Written instruction :: Without the pictures, extract every line from the start of the material to the line containing "import seaborn as sns", both ends included.

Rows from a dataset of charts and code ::
------------------------------------------------

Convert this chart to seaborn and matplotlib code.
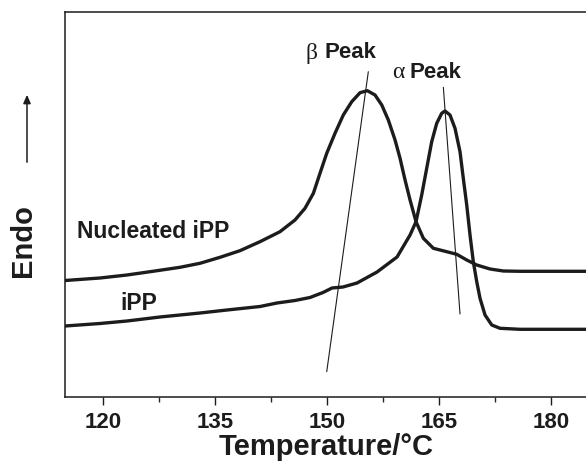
import numpy as np
import pandas as pd
import matplotlib
matplotlib.use("Agg")
import matplotlib.pyplot as plt
import seaborn as sns

# ---- data (temperature in °C, endo signal in arbitrary units) ----
nuc_temp = [114.95, 119.64, 123.25, 127.00, 130.35, 133.03, 135.71, 138.38, 141.06, 143.74,
            145.75, 147.09, 148.21, 149.10, 150.00, 151.11, 152.22, 153.35, 154.46, 155.44,
            156.47, 157.37, 158.25, 159.15, 159.82, 160.49, 161.16, 161.96, 162.94, 164.28,
            166.07, 167.41, 168.75, 170.09, 171.87, 173.65, 175.89, 184.73]
nuc_endo = [116.5, 119, 122, 126, 129.7, 133.7, 139.7, 146.3, 155.3, 165.3,
            177, 188.7, 203.7, 223.7, 243.7, 263.7, 282, 295.3, 304.3, 306.3,
            302, 292, 277, 257, 238.7, 217, 197, 175.3, 158.7, 148.7,
            145.3, 142.7, 137, 132, 128, 126, 125.7, 125.7]

ipp_temp = [114.95, 119.64, 123.25, 127.67, 133.03, 136.65, 141.07, 143.34, 145.75, 147.76,
            149.50, 150.71, 152.18, 154.06, 156.74, 159.42, 161.16, 161.96, 162.72, 163.39,
            164.06, 164.73, 165.40, 165.84, 166.51, 167.18, 167.85, 168.29, 168.75, 169.19,
            169.63, 170.09, 170.53, 171.20, 172.10, 173.21, 175.89, 184.73]
ipp_endo = [71, 73.5, 76, 80, 84, 87, 90.5, 94, 96.5, 99.5,
            104.5, 109, 110, 114, 125, 140, 162, 175.3, 202, 228.7,
            255.3, 273.7, 283.7, 286, 282, 268.7, 245.3, 218.7, 192, 162,
            135.3, 115.3, 98.7, 82, 72, 68.7, 67.7, 67.7]

beta_line_temp = [150.0, 155.57]
beta_line_endo = [25.3, 325.3]
alpha_line_temp = [165.62, 167.85]
alpha_line_endo = [309.7, 83.0]

x_ticks = [120, 135, 150, 165, 180]
x_minor = [127.5, 142.5, 157.5, 172.5]
x_label = "Temperature/\u00b0C"
y_label = "Endo"
series_names = ["Nucleated iPP", "iPP"]

df = pd.concat([
    pd.DataFrame({"T": nuc_temp, "E": nuc_endo, "sample": series_names[0]}),
    pd.DataFrame({"T": ipp_temp, "E": ipp_endo, "sample": series_names[1]}),
])

sns.set_style("ticks")
plt.rcParams["font.family"] = ["Liberation Sans", "DejaVu Sans"]
plt.rcParams["font.weight"] = "bold"

fig = plt.figure(figsize=(5.86, 4.65), dpi=100)
ax = fig.add_axes([65 / 586, 68 / 465, 522.7 / 586, 385 / 465])

ink = "#1c1c1c"
sns.lineplot(data=df, x="T", y="E", hue="sample", palette=[ink, ink], units="sample",
             estimator=None, sort=False, linewidth=2.4, legend=False, ax=ax,
             solid_joinstyle="round", solid_capstyle="round")
sns.lineplot(x=beta_line_temp, y=beta_line_endo, color=ink, linewidth=0.8, ax=ax)
sns.lineplot(x=alpha_line_temp, y=alpha_line_endo, color=ink, linewidth=0.8, ax=ax)

ax.set_xlim(114.95, 184.95)
ax.set_ylim(0, 385)
ax.set_xticks(x_ticks)
ax.set_xticks(x_minor, minor=True)
ax.set_yticks([])
ax.tick_params(axis="x", which="major", direction="out", length=6, width=1.0,
               labelsize=16, pad=5, colors=ink)
ax.tick_params(axis="x", which="minor", direction="out", length=3.5, width=1.0)
for lab in ax.get_xticklabels():
    lab.set_fontweight("bold")
for side in ["left", "top", "bottom"]:
    ax.spines[side].set_linewidth(1.1)
    ax.spines[side].set_color(ink)
ax.spines["right"].set_visible(False)

ax.set_xlabel(x_label, fontsize=21, fontweight="bold", labelpad=0, color=ink)
ax.set_ylabel("")

# curve labels
ax.text(116.5, 165, series_names[0], fontsize=16.5, fontweight="bold", va="center", ha="left", color=ink)
ax.text(122.3, 94, series_names[1], fontsize=16.5, fontweight="bold", va="center", ha="left", color=ink)

# peak labels
ax.text(147.9, 344, "\u03b2", fontsize=17, family=["Liberation Serif", "DejaVu Serif"],
        fontweight="normal", va="center", ha="center", color=ink)
ax.text(149.75, 344, "Peak", fontsize=16, fontweight="bold", va="center", ha="left", color=ink)
ax.text(159.55, 324, "\u03b1", fontsize=17, family=["Liberation Serif", "DejaVu Serif"],
        fontweight="normal", va="center", ha="center", color=ink)
ax.text(161.15, 324, "Peak", fontsize=16, fontweight="bold", va="center", ha="left", color=ink)

# y label with arrow
fig.text(23 / 586, 1 - 241 / 465, y_label, rotation=90, fontsize=21, fontweight="bold",
         ha="center", va="center", color=ink)
fig.add_artist(matplotlib.patches.FancyArrowPatch(
    (27 / 586, 1 - 165 / 465), (27 / 586, 1 - 92 / 465), transform=fig.transFigure,
    arrowstyle="-|>,head_length=5,head_width=2.2", color=ink, linewidth=1.1, mutation_scale=1))

fig.savefig("out.png", dpi=100)
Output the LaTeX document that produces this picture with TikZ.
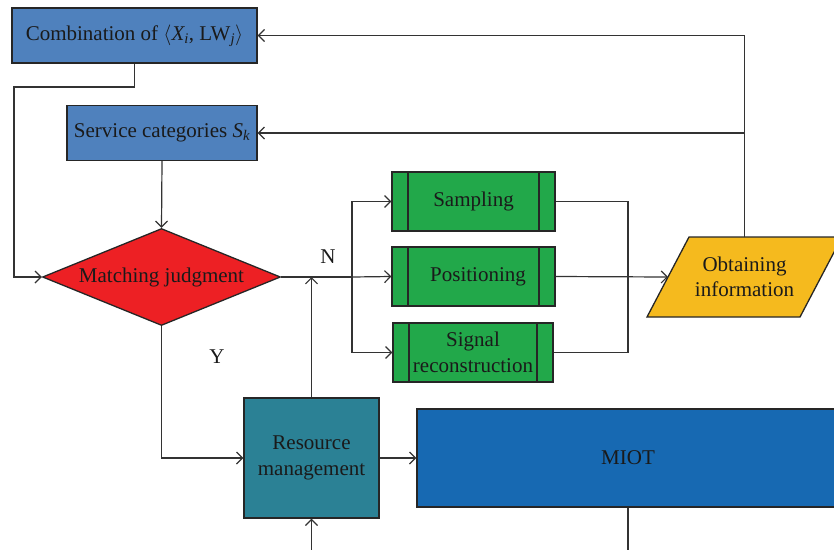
\documentclass[tikz,border=0pt]{standalone}
\usepackage{fontspec}
\setmainfont{Liberation Serif}
\usepackage{tikz}
\usetikzlibrary{arrows.meta,shapes.geometric}
\definecolor{ink}{HTML}{1A1A1A}
\definecolor{edge}{HTML}{262626}
\definecolor{wire}{HTML}{333333}
\definecolor{paleblue}{HTML}{4F81BD}
\definecolor{judgered}{HTML}{ED2024}
\definecolor{procgreen}{HTML}{22A84A}
\definecolor{infoyellow}{HTML}{F5BA1E}
\definecolor{resteal}{HTML}{2B8195}
\definecolor{miotblue}{HTML}{1769B2}
\tikzset{
  blk/.style={draw=edge,line width=1.3pt,text=ink,align=center,inner sep=2pt,font=\fontsize{21}{25.5}\selectfont},
  catbox/.style={blk,fill=paleblue,minimum height=55pt},
  judge/.style={blk,diamond,fill=judgered,aspect=2.45,minimum width=238pt,minimum height=97pt,inner sep=0pt},
  proc/.style={blk,fill=procgreen,minimum height=59pt,
    path picture={\draw[line width=1.3pt,edge]
      ([xshift=16pt]path picture bounding box.north west) -- ([xshift=16pt]path picture bounding box.south west)
      ([xshift=-16pt]path picture bounding box.north east) -- ([xshift=-16pt]path picture bounding box.south east);}},
  infobox/.style={draw=edge,line width=1.3pt,fill=infoyellow},
  wirearrow/.style={-{Straight Barb[length=6pt,width=12pt]},line width=1.2pt,color=wire},
  plain/.style={line width=1.2pt,color=wire},
  tag/.style={text=ink,font=\fontsize{21}{25}\selectfont},
}
\begin{document}
\begin{tikzpicture}[x=1pt,y=-1pt]
  \useasboundingbox (0,0) rectangle (834,549);
  \clip (0,0) rectangle (834,549);
  % boxes
  \node[catbox,minimum width=245pt] (comb) at (134.5,35.5) {Combination of $\langle$\textit{X\textsubscript{i}}, LW\textsubscript{\textit{j}}$\rangle$};
  \node[catbox,minimum width=190pt] (serv) at (162,133) {Service categories \textit{S\textsubscript{k}}};
  \node[judge] (match) at (161.5,277) {Matching judgment};
  \node[proc,minimum width=163pt] (samp) at (473.5,201.5) {Sampling};
  \node[proc,minimum width=163pt] (posi) at (473.5,276.5) {\hspace*{9pt}Positioning};
  \node[proc,minimum width=160pt] (sign) at (473,352.5) {Signal\\reconstruction};
  % parallelogram for the output
  \draw[infobox] (647,317) -- (689,237) -- (842,237) -- (800,317) -- cycle;
  \node[blk,draw=none] (obt) at (744.5,277) {Obtaining\\information};
  \coordinate (obttop) at (744.5,237);
  \coordinate (obtin) at (668,277);
  \node[blk,fill=resteal,minimum width=135pt,minimum height=120pt] (res) at (311.5,458) {Resource\\management};
  \node[blk,fill=miotblue,minimum width=422pt,minimum height=98pt] (miot) at (628,458) {MIOT};
  % labels
  \node[tag] (nlbl) at (328,257) {N};
  \node[tag] (ylbl) at (217,357) {Y};
  % helper points
  \coordinate (kink) at (14,87);
  \coordinate (split) at (352,277);
  \coordinate (join) at (628,277);
  \coordinate (resin) at (311.5,560);
  \coordinate (miotout) at (628,560);
  % connectors
  \draw[wirearrow] (obttop) |- (comb.east);
  \draw[wirearrow] (obttop) |- (serv.east);
  \draw[wirearrow] (comb.south) |- (kink) |- (match.west);
  \draw[wirearrow] (serv.south) -- (match.north);
  \draw[plain] (match.east) -- (split);
  \draw[wirearrow] (split) |- (samp.west);
  \draw[wirearrow] (split) -- (posi.west);
  \draw[wirearrow] (split) |- (sign.west);
  \draw[plain] (samp.east) -| (join);
  \draw[plain] (sign.east) -| (join);
  \draw[wirearrow] (posi.east) -- (obtin);
  \draw[wirearrow] (match.south) |- (res.west);
  \draw[wirearrow] (res.north) -- (res.north |- split);
  \draw[wirearrow] (res.east) -- (miot.west);
  \draw[wirearrow] (resin) -- (res.south);
  \draw[plain] (miot.south) -- (miotout);
\end{tikzpicture}
\end{document}
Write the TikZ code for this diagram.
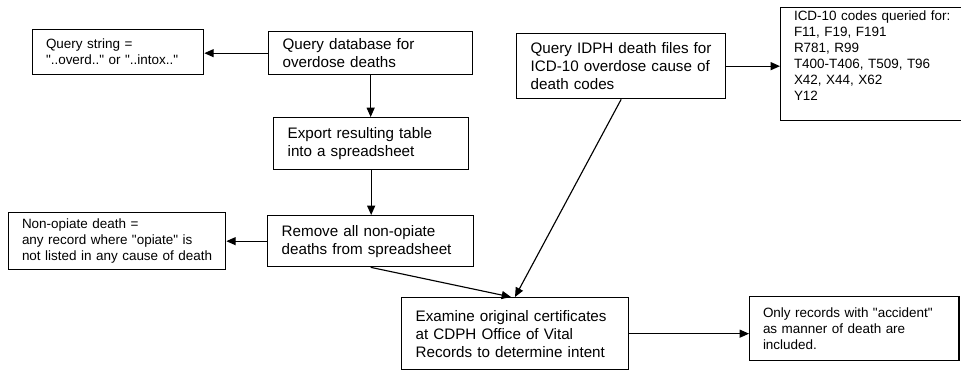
\documentclass[tikz,border=0pt]{standalone}
\usepackage{fontspec}
\setmainfont{Liberation Sans}
\usetikzlibrary{arrows.meta,positioning,calc}

\newcommand{\qt}{\textquotedbl}

\tikzset{
  stepbox/.style={draw, line width=1pt, anchor=north west, align=left,
                  inner xsep=10.5pt, inner ysep=0pt,
                  font=\fontsize{11.4}{13.5}\selectfont},
  notebox/.style={stepbox, inner xsep=10pt, font=\fontsize{10.1}{12}\selectfont},
  flow/.style={line width=0.85pt, -{Triangle[length=7pt,width=6pt]}}
}

\begin{document}
\begin{tikzpicture}[x=0.75pt,y=-0.75pt]

                % Frame (pixel coordinates of the original)
                \path[use as bounding box, clip] (0,0) rectangle (961,371);

                % Main steps
                \node[stepbox, text width=132pt, minimum height=32.25pt] (qdb) at (268,31)
                    {Query database for\\overdose deaths};
                \node[stepbox, text width=125.25pt, minimum height=39pt] (export) at (273,117)
                    {Export resulting table\\into a spreadsheet};
                \node[stepbox, text width=133.5pt, minimum height=38.25pt] (remove) at (267,215)
                    {Remove all non-opiate\\deaths from spreadsheet};
                \node[stepbox, text width=135.75pt, minimum height=48.75pt] (idph) at (516,33)
                    {\mbox{Query IDPH death files for}\\\mbox{ICD-10 overdose cause of}\\death codes};
                \node[stepbox, text width=149.25pt, minimum height=54pt] (exam) at (401,297)
                    {\mbox{Examine original certificates}\\at CDPH Office of Vital\\\mbox{Records to determine intent}};

                % Notes
                \node[notebox, text width=108.25pt, minimum height=33.75pt] (qstr) at (32,29)
                    {Query string =\\\mbox{\qt..overd..\qt\ or \qt..intox..\qt}};
                \node[notebox, text width=142.75pt, minimum height=42.75pt] (nonop) at (8,212)
                    {Non-opiate death =\\\mbox{any record where \qt opiate\qt\ is}\\\mbox{not listed in any cause of death}};
                \node[notebox, text width=128pt, minimum height=84.75pt] (icd) at (780,7)
                    {ICD-10 codes queried for:\\F11, F19, F191\\R781, R99\\T400-T406, T509, T96\\X42, X44, X62\\Y12\\[1.5pt]\mbox{}};
                \node[notebox, text width=137pt, minimum height=48pt] (only) at (749,296)
                    {\mbox{Only records with \qt accident\qt}\\as manner of death are\\included.};

                % Connectors
                \draw[flow] (qdb.west) -- (qdb.west -| qstr.east);
                \draw[flow] (qdb.south) -- (qdb.south |- export.north);
                \draw[flow] (export.south) -- (export.south |- remove.north);
                \draw[flow] (remove.west) -- (remove.west -| nonop.east);
                \draw[flow] (idph.east) -- (idph.east -| icd.west);
                \draw[flow] (exam.east) -- (exam.east -| only.west);

                \coordinate (tipa) at ($(exam.north west)+(110,0)$);
                \coordinate (tipb) at ($(exam.north west)+(114,0)$);
                \draw[flow] (remove.south) -- (tipa);
                \draw[flow] (idph.south) -- (tipb);
            \end{tikzpicture}
\end{document}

------------------------------------------------

Response to the task ::
Convert this chart to seaborn and matplotlib code.
import numpy as np
import pandas as pd
import matplotlib
matplotlib.use("Agg")
import matplotlib.pyplot as plt
import seaborn as sns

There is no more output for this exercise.